Badriyah Fayumi berulang kali menegaskan bahwa KUPI adalah gerakan intelektual, gerakan keagamaan dan gerakan kultural sekaligus. Bisa kita bayangkan bagaimana filosof Sally Haslanger akan segera mengenali potensi kekuatan gerakan KUPI untuk mendorong perubahan sistemik.

Nur Rofiah menekankan sifat kolektif dari keilmuan dan penyikapan yang dihasilkan oleh ulama perempuan KUPI serta keberakaran yang khas pada pengalaman biologis dan sosial perempuan. Ini adalah wujud dari cara berpengetahuan perempuan dan bukti atas kemajemukan epistemologi yang patut diakui dan dirayakan sebagai prasyarat keadilan yang hakiki.

Dalam pusaran gerakan KUPI, Faqihuddin Abdul Kodir melakukan ajakan kepada laki-laki dan perempuan untuk berani membuat imajinasi radikal, yaitu untuk menggantikan relasi yang penuh ketimpangan kuasa dengan relasi atas dasar prinsip kesalingan di semua aspek kehidupan.

Semua inilah contoh nyata dari upaya membangun pengetahuan transformatif, yaitu cara berpengetahuan yang punya niat dan kemampuan untuk mengubah secara sistemik tatanan kehidupan yang penuh ketidakadilan dan pengrusakan. Otentisitas keilmuan KUPI adalah sumber kekuatan dan legitimasinya yang perlu dirawat bersama. Aspirasi dan komitmennya untuk tetap relevan di tengah berbagai krisis bangsa dan dunia membuat KUPI terus berkembang dan berkelanjutan.

Sebagai penutup, kepada Anda yang wisuda hari ini, semoga pilihan peran di masyarakat yang Anda ambil setelah lulus dari ISIF diwarnai oleh aspirasi yang diemban ISIF sebagai bagian dari sebuah gerakan besar untuk membangun kehidupan yang lebih adil, bermartabat dan sejahtera bagi semua. Jadilah warga bangsa dan warga dunia yang berkiprah mulia dan kritis di tengah krisis dan momen transformatif yang sedang kita hadapi bersama.[]
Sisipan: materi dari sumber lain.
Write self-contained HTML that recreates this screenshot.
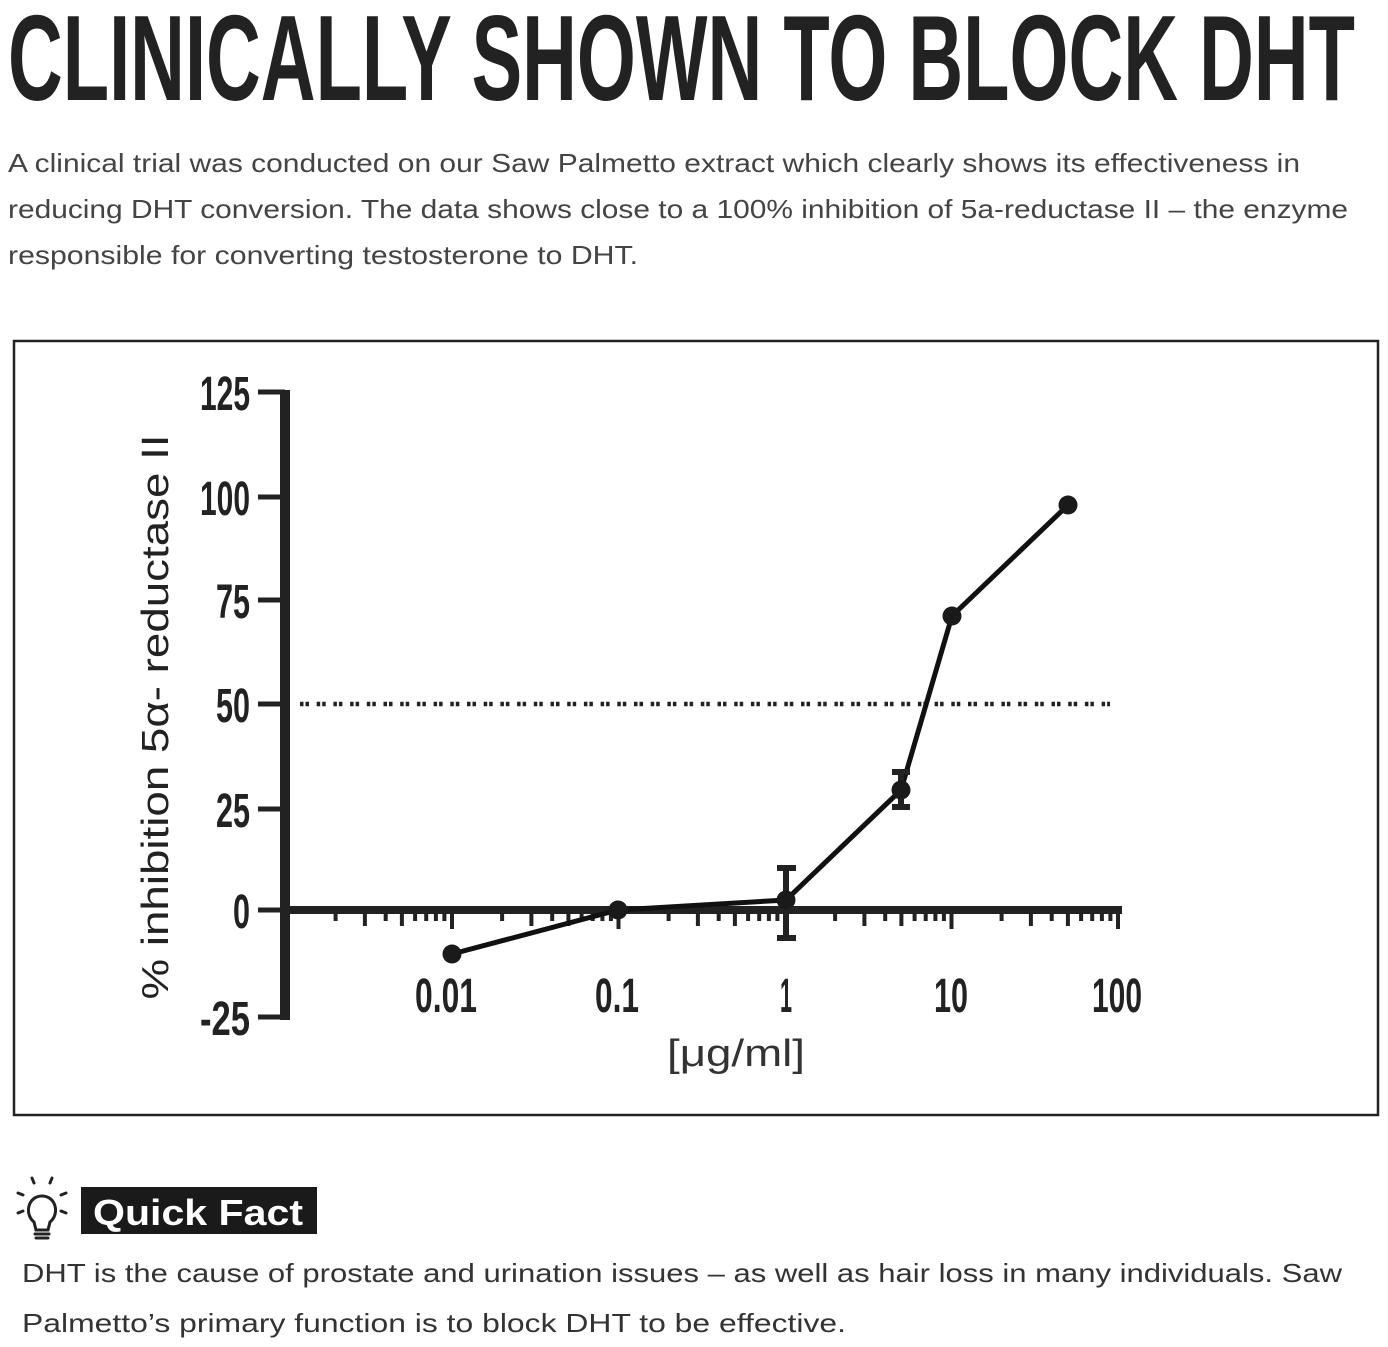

Kamala Chandrakira adalah Ketua Dewan Pembina Yayasan Fahmina, Anggota Kelompok Kerja Komisi HAM PBB (2010-2017), Komisi Nasional Perempuan (Sekjen: 1998-2003, Ketua: 2003-2009), Pendiri  Musawah, lulusan S1 Jurusan Sosiologi, Universitas Indonesia (1979-1981), S1 Sosiologi, Universitas Sophia Tokyo (1981-1983), Magister Sains bidang Sosiologi Pembangunan, Universitas Cornell, Ithaca, New York (1984-1988).

Sumber:

[1] https://www.idea.int/news-media/news/global-democracy-weakens-2022

[2] https://www.newswise.com/articles/10-year-study-shows-elevated-suicide-risk-from-excess-social-media-time-for-teen-girls

[3] Sally Haslanger, Social Justice, Culture and Law, 26 Mei 2022.